The most moving moment of the visit took place at the Old Cemetery. This sacred burial ground is likely the final resting place to some of those unsung builders of Wake Forest University’s original campus. To know that we were entering the space where these particular ancestors rested may have been enough. But what I personally experienced in that cemetery stirred something even more profound. As we stepped off the bus, we saw a mass of trees in front of us. Strikingly, this section of trees was nestled between two developments of new single-family homes on both sides. We walked toward this nondescript group of trees and were greeted by a “No Trespassing” sign. No other signs were posted informing us of the existence of the cemetery or detailing the sacredness of the space.

Various grave markers at the Old Cemetery

We pressed forward and were led into an opening that seemingly came out of nowhere. We stepped through the threshold, banked right on uneven soil and then turned slightly left. We then came upon grave stones. Only then did I realize the expanse of this sacred space. The beautifully hand-carved tombstones, some with names and dates, others with only simple designs, announced the majesty of the souls resting there. I was struck by how cold it was under the canopy of trees. The wind was swirling and singing. Yet, despite the cold and wind, heat seemed to rise up from the ground and warm my feet. It was as though the buried ancestors felt my presence and knew I longed to commune with them. They welcomed me by warming my every step.

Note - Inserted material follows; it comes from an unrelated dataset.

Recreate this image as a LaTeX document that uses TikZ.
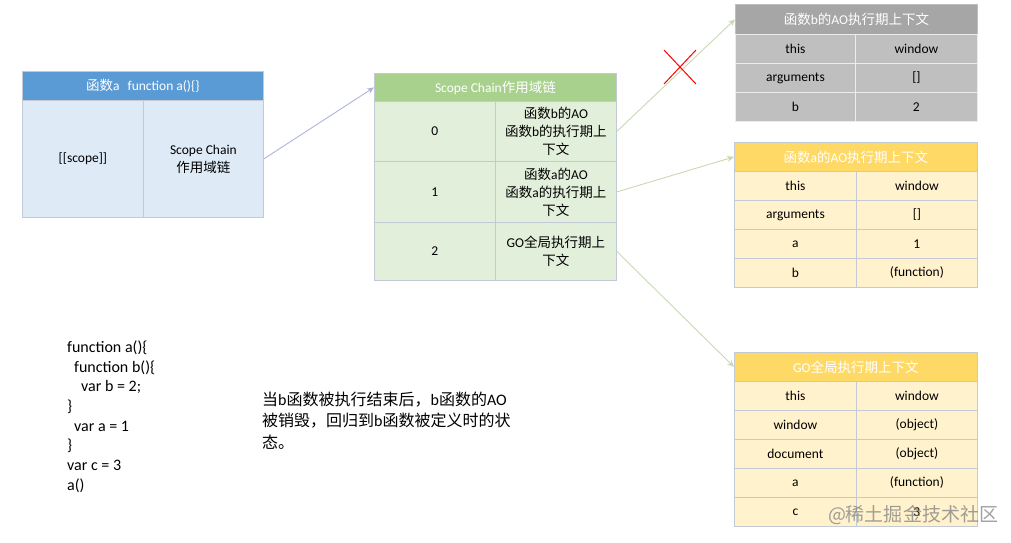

The feeling I had under the tree canopy would be repeated at the site of the African Chapel on the original campus. The souls of the ancestors would welcome me by warming the soles of my feet. On that day, they were calling upon us to tell their stories. I believe they were saying that to us as a university. They require us to be what Edith Wyschogrod calls “heterological historians” and abide by an ethics of remembering in telling the stories of those systematically silenced.[2] We are therefore called to give voice to often nameless souls. We do this with a spirit of hope. This work calls for us to acknowledge these souls, their lives and their stories as a part of the full history of Wake Forest University. It is a history that requires verbal and written apologies and more. It is a story that must stir in us new efforts to understand our connection to slavery in ways that fundamentally change us at our core. Only then can we become the university that our students deserve.

[1] Jacinta V. White, Resurrecting the Bones: Born from a Journey through African American Churches & Cemeteries in the Rural South (Winston-Salem, NC: Press 53, 2019).

[2] Edith Wyschogrod, An Ethics of Remembering: History, Heterology, and the Nameless Others (Chicago: The University of Chicago Press, 1998.